Listening to Thurman’s account of the Sutra (I happened to forget the name of the Sutra, but it is not too hard to track it down), I was struck by the power of it. If the Buddha could open our eyes and let us see all our past and future lives, what would happen? If I were able to see all my lives, what would I do? What would I become?
Let us think about it. Thurman said that the reason why most of us are not able to see our past lives is because they are too traumatic. Each one of us used to be every kind of sentient being in the universe before taking on our present lives. The Buddha said that if all the bones of all the animals and beings that used to be us were to be piled up, its height would exceed that of Mount Sumeru. Or if all the tears have have been shed because of the immense sufferings that the beings that we used to be were poured down, the entire world would then be flooded deeply. This is how many and how countless our past lives are.
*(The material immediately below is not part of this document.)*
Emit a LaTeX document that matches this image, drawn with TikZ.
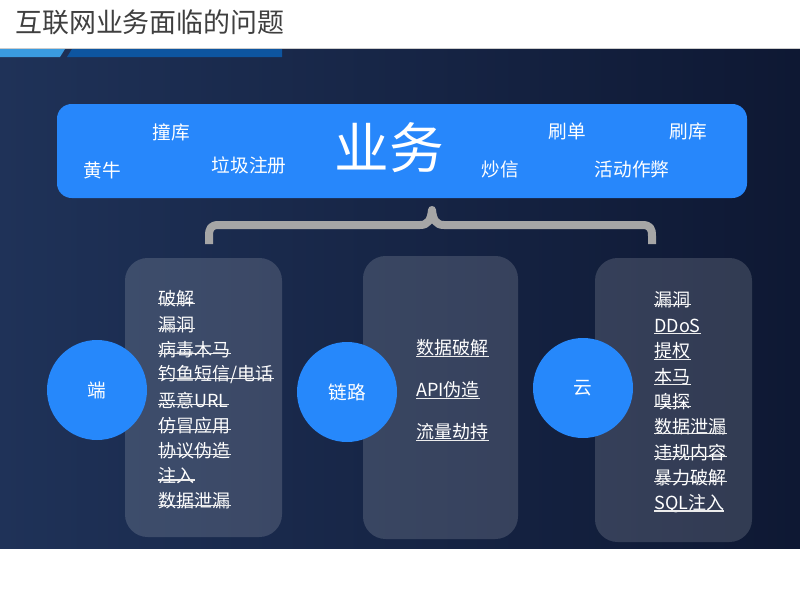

We would then see that we used to be eaten by lions countless times, chased down by wolves countless times, suffering hunger as hungry ghosts countless times, being burned in hell countless times, enjoying the pleasures of the heavens countless times, suffeing the intense angst of no longer able to enjoy these pleasures countless times, and so on and on. THere does not seem to be an end to it. In the future the same fate will happen to us again, and again, and again, until in the long while we attain Buddhahood.
So this is the point of the Sutra. On the one hand, it shocks us to see all our past and future lives. So we don’t need to have trained ourselves so that we could actually see them, Due to the power of the Buddha in the Sutra, we can see them now. In fact this is not so hard as it might look. Since all of samsara is beginningless, there is no being at all that we did not use to be. Pick one being, an insect perhaps, it is we that used to be that particular insect. So the insect in a real sense is us. Thus, all beings in samsara are all connected to one another. Every being then used to be our mother, our father, our friends, our enemies, our colleagues, our partners, etc. etc. in the countless number of revolving lives in samsara.
So what is the point of all this? The catch is that the Buddha let us see that there is the end to the story. Everyone of us will one day become a Buddha. This is reality. Why? Because sooner or later we will become so bored with this unending cycle. We will see with our own very eyes how pointless the whole thing is. We will want to find a way out. That is, we will become Buddhas.
Furthermore, seeing all our past and future lives lets us realize that our own sense of individual self is a mere chimera. It is purely illusory. Time itself is also illusory. The sense that there is our *self* that is separated from all others is also illusory. All of us used to be a woman, a man, a grandmother, a husband, all kinds of animals, all kinds of pretas, all kinds of hell beings, all kinds of gods, all kinds of goddesses, and so forth. So what we think of as our *self* is only what appears if we hold on to the sense that there is something to hold on to, that this particular life is something different, something unique among all others. But that is totally a false conception. The reason why all beings are still wandering around in the endless cycle of samsara is that they do not see this Truth. Seeing all this, an acute sense of compassion is aroused in the Bodhisattva. He or she sees the pointlessness of all this and is resolved to achieve Buddhahood for the sake of all beings.